Dès le 5 janvier 2017, un décret rendait aux services de renseignement, la National Security Agency (NSA) — bénéficiant d’une relative autonomie par rapport au ministère de l’intérieur — le pouvoir d’arrêter, de placer en détention et d’interroger les suspects en matière de terrorisme. Pouvoir qu’un décret de novembre 2011 lui avait ôté, conformément aux recommandations du rapport Bassiouni. En effet, ce dernier, notant déjà que ces pouvoirs étaient «une anomalie pour une agence de renseignement» avait établi la responsabilité de l’agence dans la mort sous la torture du cofondateur du journal d’opposition Al-Wasat, Abdul Karim Fakhrawi, et avait mis au jour des pratiques systématiques et mauvais traitements physiques et psychologiques assimilables à de la torture. Au vu de la détérioration rapide de la situation, la création en 2012 d’un poste d’ombudsman pour enquêter sur les plaintes déposées contre l’agence semble une garantie dérisoire pour rassurer sur ces pratiques lors de détentions.
Une seconde mesure revient sur l’un des principaux acquis du rapport Bassiouni tout en empiétant sur les pouvoirs du ministère de l’intérieur : le Parlement a approuvé le 5 mars un amendement constitutionnel permettant aux tribunaux militaires de juger des civils. Le ministre de la justice l’a estimée nécessaire pour faire face à une «guerre irrégulière». Là encore, le rapport Bassiouni avait salué le transfert des dossiers des tribunaux militaires de sûreté nationale vers des juridictions civiles et la possibilité d’appeler de leurs jugements devant la Cour de cassation, doutant que la façon dont le Code pénal y avait été appliqué soit conforme au droit international humanitaire.

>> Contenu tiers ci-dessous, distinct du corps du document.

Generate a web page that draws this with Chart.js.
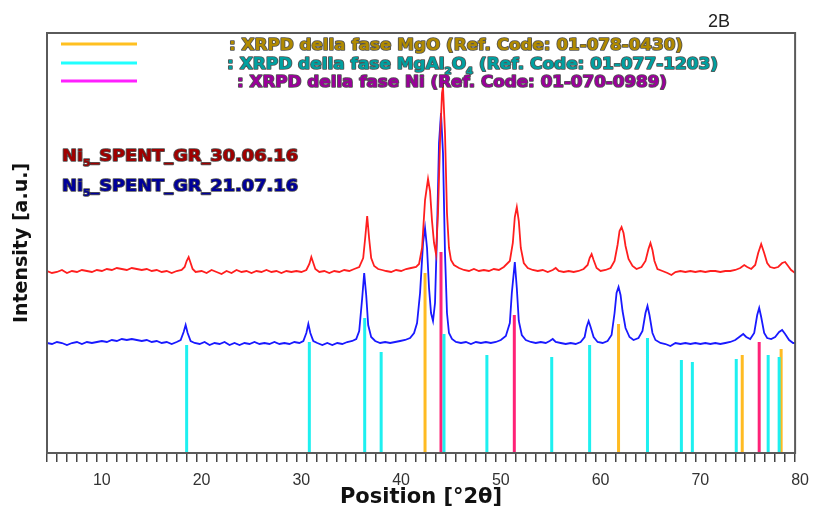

Ainsi pour réaffirmer son contrôle de la situation et donner plus de pouvoir à son appareil sécuritaire, le régime de Manama est-il revenu sur les acquis principaux et les réformes qu’il avait engagés avec force publicité au lendemain de la crise de 2011, agitant le danger du terrorisme, dont il a lui-même alimenté le terreau en étouffant les voix de l’opposition disposées au dialogue.

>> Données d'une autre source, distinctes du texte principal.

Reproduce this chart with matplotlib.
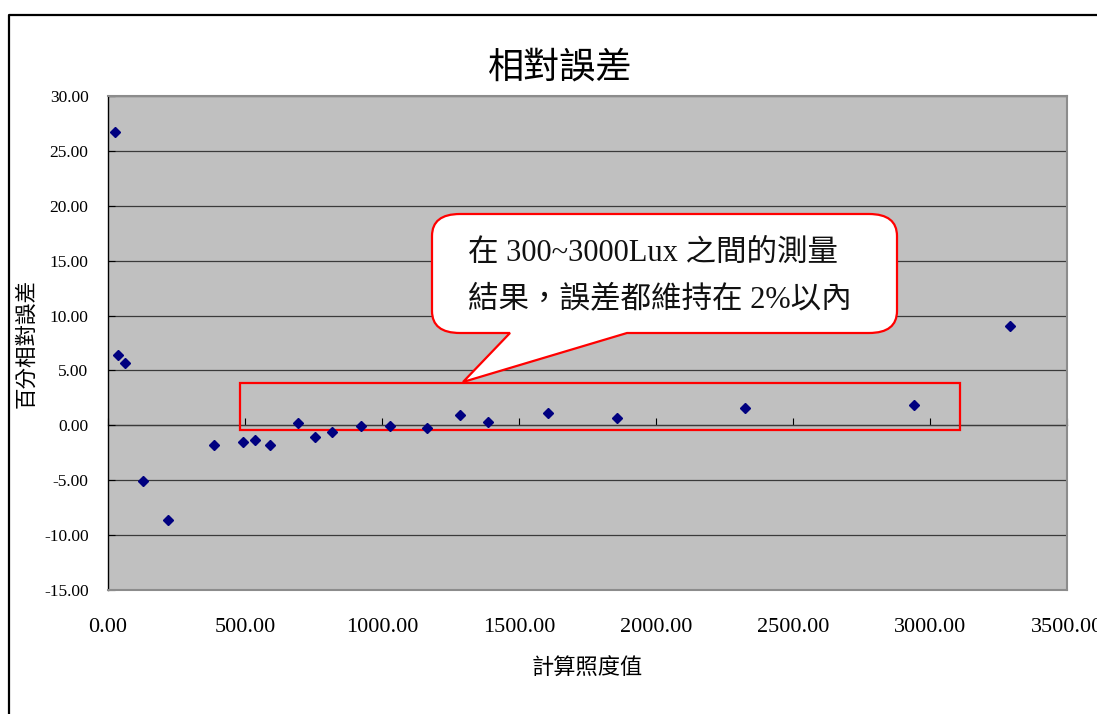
import matplotlib
matplotlib.use("Agg")
import matplotlib.pyplot as plt
from matplotlib.path import Path
from matplotlib.patches import PathPatch, Rectangle
from matplotlib.lines import Line2D
from matplotlib.transforms import Affine2D

# Measured illuminance vs. percent relative error
lux = [27, 37, 63, 129, 218, 388, 491, 536, 590, 693, 755, 816, 925, 1028,
       1163, 1286, 1388, 1606, 1858, 2324, 2943, 3293]
rel_err = [26.70, 6.38, 5.71, -5.09, -8.59, -1.79, -1.48, -1.33, -1.79, 0.19,
           -1.08, -0.60, -0.05, -0.03, -0.20, 0.98, 0.31, 1.10, 0.70, 1.58,
           1.86, 9.05]

x_ticks = [0, 500, 1000, 1500, 2000, 2500, 3000, 3500]
x_labels = ["0.00", "500.00", "1000.00", "1500.00", "2000.00", "2500.00",
            "3000.00", "3500.00"]
y_ticks = [-15, -10, -5, 0, 5, 10, 15, 20, 25, 30]
y_labels = ["-15.00", "-10.00", "-5.00", "0.00", "5.00", "10.00", "15.00",
            "20.00", "25.00", "30.00"]

# Highlighted band (300~3000 Lux region)
band_x = [482, 3109]
band_y = [-0.42, 3.89]

title = "相對誤差"
x_title = "計算照度值"
y_title = "百分相對誤差"
note_lines = ["在 300~3000Lux 之間的測量", "結果，誤差都維持在 2%以內"]

W, H = 1097, 714
fig = plt.figure(figsize=(W / 100, H / 100), dpi=100, facecolor="white")
ax = fig.add_axes([108 / W, 1 - 590 / H, 959 / W, 494 / H])
ax.set_facecolor("#C0C0C0")
ax.set_xlim(0, 3500)
ax.set_ylim(-15, 30)

serif = ["Liberation Serif", "DejaVu Serif"]
cjk = ["Noto Sans CJK TC", "DejaVu Sans"]
mixed = ["Liberation Serif", "Noto Sans CJK TC", "DejaVu Sans"]

# Horizontal gridlines
ax.set_axisbelow(True)
ax.yaxis.grid(True, color="#3a3a3a", linewidth=0.9)
ax.xaxis.grid(False)

ax.set_yticks(y_ticks, labels=y_labels, fontfamily=serif, fontsize=12.5)
ax.tick_params(axis="y", direction="in", length=5, width=0.8, pad=14,
               color="black")
ax.set_xticks(x_ticks, labels=x_labels, fontfamily=serif, fontsize=16)
ax.tick_params(axis="x", length=0, pad=20)

for side in ("top", "right", "bottom"):
    ax.spines[side].set_color("#8c8c8c")
    ax.spines[side].set_linewidth(1.5)
ax.spines["left"].set_color("black")
ax.spines["left"].set_linewidth(1.0)

# Category axis crossing at y = 0 with inward tick marks
sec = ax.secondary_xaxis(15 / 45)
sec.set_xticks(x_ticks)
sec.tick_params(axis="x", direction="in", length=5, width=0.8,
                color="black", labelbottom=False, labeltop=False)
for s in sec.spines.values():
    s.set_color("#3a3a3a")
    s.set_linewidth(0.9)

# Highlight box
ax.add_patch(Rectangle((band_x[0], band_y[0]), band_x[1] - band_x[0],
                       band_y[1] - band_y[0], fill=False, edgecolor="#FF0000",
                       linewidth=1.6, zorder=3))

# Data points
ax.plot(lux, rel_err, linestyle="none", marker="D", markersize=5.0,
        color="#000080", zorder=5, clip_on=False)

# Pixel-space transform (origin top-left) for the callout and frame
px = Affine2D().scale(1 / W, -1 / H).translate(0, 1) + fig.transFigure

L, R, T, B = 432, 897, 214, 333
rx, ry = 28, 22
tail_a, tail_b, tip = 510, 627, (463, 382)
verts = [
    (L + rx, T), (R - rx, T), (R, T), (R, T + ry), (R, B - ry), (R, B),
    (R - rx, B), (tail_b, B), tip, (tail_a, B), (L + rx, B), (L, B),
    (L, B - ry), (L, T + ry), (L, T), (L + rx, T), (L + rx, T),
]
codes = [
    Path.MOVETO, Path.LINETO, Path.CURVE3, Path.CURVE3, Path.LINETO,
    Path.CURVE3, Path.CURVE3, Path.LINETO, Path.LINETO, Path.LINETO,
    Path.LINETO, Path.CURVE3, Path.CURVE3, Path.LINETO, Path.CURVE3,
    Path.CURVE3, Path.CLOSEPOLY,
]
callout = PathPatch(Path(verts, codes), facecolor="white", edgecolor="#FF0000",
                    linewidth=1.6, transform=px, clip_on=False, zorder=6)
ax.add_patch(callout)
for i, line in enumerate(note_lines):
    ax.text(468, 253 + i * 47, line, transform=px, fontsize=22,
            fontfamily=mixed, ha="left", va="center", color="#111111",
            zorder=7, clip_on=False)

# Titles
fig.text(560 / W, 1 - 68 / H, title, fontsize=26, fontfamily=cjk,
         ha="center", va="center", color="black")
fig.text(587 / W, 1 - 668 / H, x_title, fontsize=16, fontfamily=cjk,
         ha="center", va="center", color="black")
fig.text(26 / W, 1 - 343 / H, y_title, fontsize=15.5, fontfamily=cjk,
         rotation=90, ha="center", va="center", color="black")

# Outer chart frame
fig.add_artist(Line2D([8.5, 8.5, W + 5], [H + 5, 14.5, 14.5],
                      transform=px, color="black", linewidth=1.6))

fig.savefig("out.png", dpi=100, facecolor="white")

En finir avec toute opposition
Parachevant la logique binaire de radicalisation, le ministre de la justice et des affaires islamiques dont dépendent les «associations politiques» (désignées comme telles en l’absence de partis officiellement reconnus) a annoncé le 6 mars son intention de dissoudre la dernière association d’opposition qui restait encore, l’Action démocratique nationale, communément appelé Waad , pour, entre autres, son «soutien au terrorisme» ou «la glorification d’individus condamnés pour terrorisme».
Héritier du Front populaire de libération du Bahreïn, le Waad, courant laïc de gauche, ne représente pourtant pas une force de mobilisation dangereuse pour le régime comme pouvait l’être celle du puissant Wefaq, dissous en juin 2016. […] le procès contre son leader spirituel dénaturalisé le cheikh Issa Qassim mobilise des foules à tel point que son village, Diraz, est bouclé et Internet coupé. Son allié, le Waad, dont les militants sont issus principalement des classes moyennes urbaines et des rangs des intellectuels, n’avait jamais eu de député à la chambre basse. […]
En éliminant les courants politiques constitués ayant opté pour la négociation, le régime bahreïni entend pouvoir se livrer, sous couvert de lutte antiterroriste, à la seule opposition qui reste, celle des groupuscules armés. Pourtant, sa répression contre toute forme d’opposition — y compris pacifique — sape la légitimité dont il se prévaut pour agir contre la violence.